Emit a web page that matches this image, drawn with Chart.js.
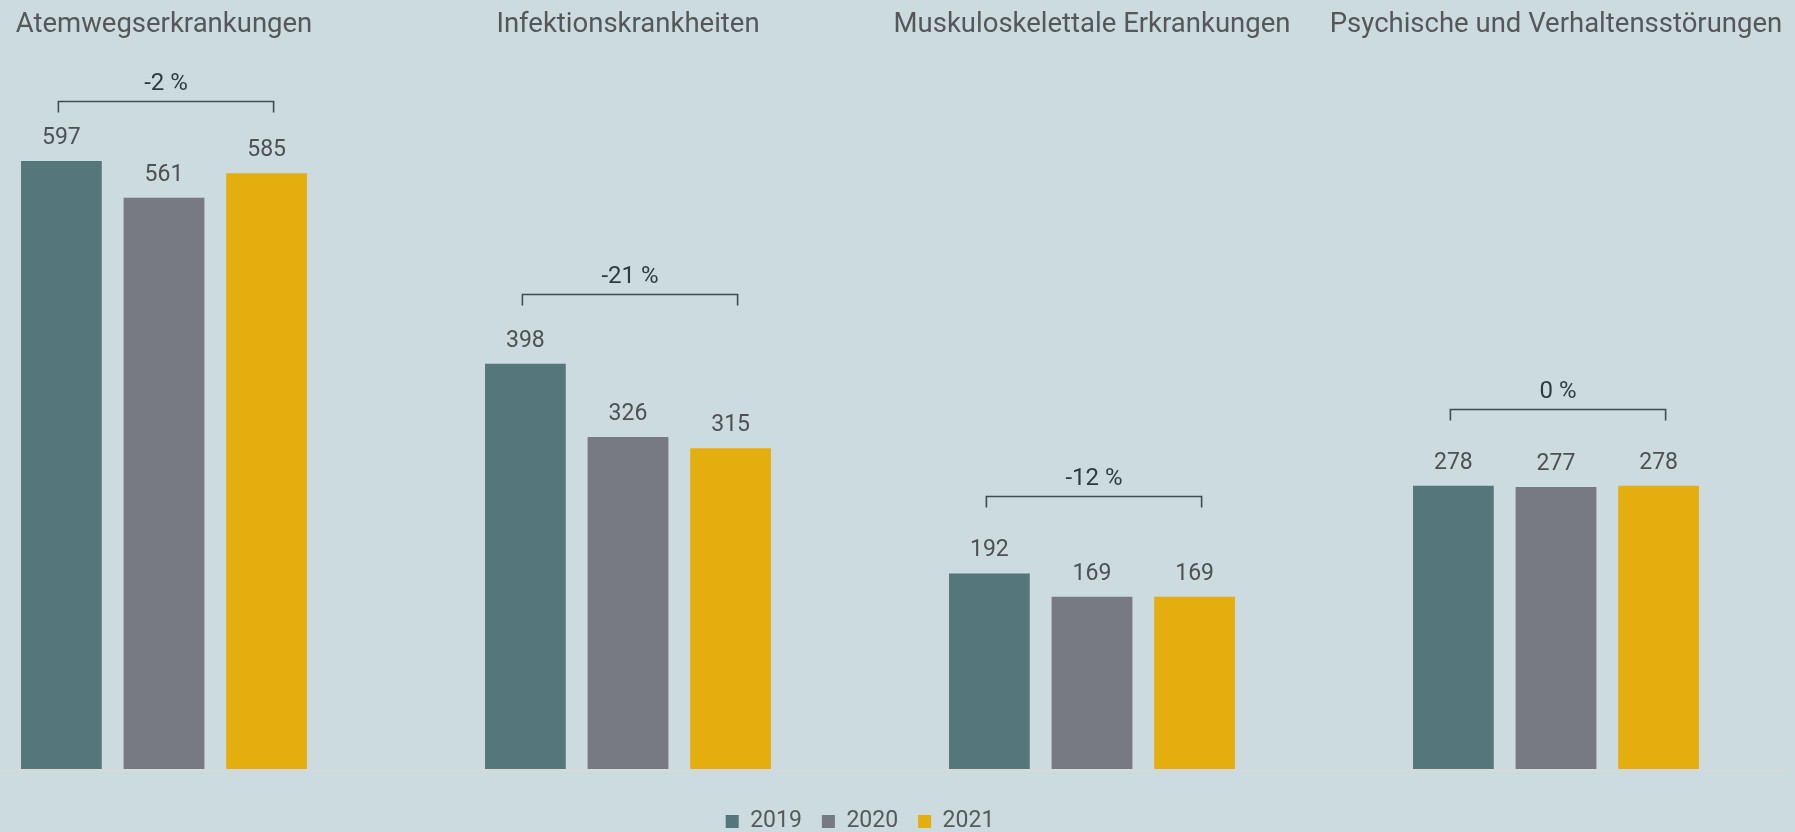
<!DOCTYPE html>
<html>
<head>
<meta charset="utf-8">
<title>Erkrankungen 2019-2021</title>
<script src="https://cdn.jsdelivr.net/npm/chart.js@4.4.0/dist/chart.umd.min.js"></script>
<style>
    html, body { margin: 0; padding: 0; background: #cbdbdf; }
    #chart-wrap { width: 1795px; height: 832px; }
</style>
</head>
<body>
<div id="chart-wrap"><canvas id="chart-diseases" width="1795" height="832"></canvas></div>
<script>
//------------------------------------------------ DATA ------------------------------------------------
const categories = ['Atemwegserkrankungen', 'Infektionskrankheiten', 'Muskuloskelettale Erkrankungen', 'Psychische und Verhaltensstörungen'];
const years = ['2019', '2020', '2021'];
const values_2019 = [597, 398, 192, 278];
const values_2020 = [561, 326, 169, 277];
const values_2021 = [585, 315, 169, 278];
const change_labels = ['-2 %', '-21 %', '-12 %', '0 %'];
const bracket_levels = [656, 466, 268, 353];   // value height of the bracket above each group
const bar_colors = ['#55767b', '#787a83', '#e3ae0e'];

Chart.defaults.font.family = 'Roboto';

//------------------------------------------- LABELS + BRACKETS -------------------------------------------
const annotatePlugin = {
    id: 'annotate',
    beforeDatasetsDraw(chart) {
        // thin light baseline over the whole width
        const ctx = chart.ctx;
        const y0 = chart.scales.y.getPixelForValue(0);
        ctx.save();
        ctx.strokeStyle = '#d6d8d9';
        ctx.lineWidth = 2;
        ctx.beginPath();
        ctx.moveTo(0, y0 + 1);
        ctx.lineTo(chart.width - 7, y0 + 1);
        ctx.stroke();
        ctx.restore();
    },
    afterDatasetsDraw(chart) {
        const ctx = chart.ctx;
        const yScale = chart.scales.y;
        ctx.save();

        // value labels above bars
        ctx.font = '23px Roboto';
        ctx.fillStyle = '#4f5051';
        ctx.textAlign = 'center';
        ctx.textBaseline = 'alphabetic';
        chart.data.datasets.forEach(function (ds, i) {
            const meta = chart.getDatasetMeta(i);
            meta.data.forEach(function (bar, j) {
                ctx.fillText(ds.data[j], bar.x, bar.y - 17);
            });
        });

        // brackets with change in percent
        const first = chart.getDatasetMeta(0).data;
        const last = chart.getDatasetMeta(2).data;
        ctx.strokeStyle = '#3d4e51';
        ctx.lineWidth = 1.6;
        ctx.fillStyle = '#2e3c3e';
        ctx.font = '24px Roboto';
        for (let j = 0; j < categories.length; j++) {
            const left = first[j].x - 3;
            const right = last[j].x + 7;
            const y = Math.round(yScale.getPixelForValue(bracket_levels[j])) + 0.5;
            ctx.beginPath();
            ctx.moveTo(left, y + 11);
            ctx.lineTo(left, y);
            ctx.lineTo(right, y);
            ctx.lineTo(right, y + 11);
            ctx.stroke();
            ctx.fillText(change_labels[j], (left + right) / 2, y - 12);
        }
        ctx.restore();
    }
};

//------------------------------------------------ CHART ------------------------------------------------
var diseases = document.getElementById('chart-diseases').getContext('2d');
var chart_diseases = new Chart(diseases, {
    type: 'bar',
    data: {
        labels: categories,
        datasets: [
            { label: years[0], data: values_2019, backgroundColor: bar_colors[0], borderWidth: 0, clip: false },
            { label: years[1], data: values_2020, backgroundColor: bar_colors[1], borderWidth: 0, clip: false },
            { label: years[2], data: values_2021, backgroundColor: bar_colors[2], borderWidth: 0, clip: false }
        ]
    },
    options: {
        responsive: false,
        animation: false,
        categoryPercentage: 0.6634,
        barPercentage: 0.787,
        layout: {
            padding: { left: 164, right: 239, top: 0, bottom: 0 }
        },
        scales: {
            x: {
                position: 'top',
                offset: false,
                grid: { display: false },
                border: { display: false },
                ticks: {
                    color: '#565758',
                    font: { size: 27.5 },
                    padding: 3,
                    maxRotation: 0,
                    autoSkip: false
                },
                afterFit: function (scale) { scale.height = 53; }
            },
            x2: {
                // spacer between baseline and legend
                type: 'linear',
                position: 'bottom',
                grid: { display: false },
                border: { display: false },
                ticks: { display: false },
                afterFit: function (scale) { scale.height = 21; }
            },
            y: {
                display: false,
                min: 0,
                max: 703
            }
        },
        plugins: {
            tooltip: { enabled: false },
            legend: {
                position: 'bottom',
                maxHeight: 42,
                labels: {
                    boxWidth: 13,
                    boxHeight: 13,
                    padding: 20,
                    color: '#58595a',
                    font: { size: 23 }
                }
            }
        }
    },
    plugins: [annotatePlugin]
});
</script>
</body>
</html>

-=-=-=-=-

**DIRECTION:** Copy each line above containing the string "with".

**SOLUTION FOR THIS EXERCISE:**
Emit a web page that matches this image, drawn with Chart.js.
        // brackets with change in percent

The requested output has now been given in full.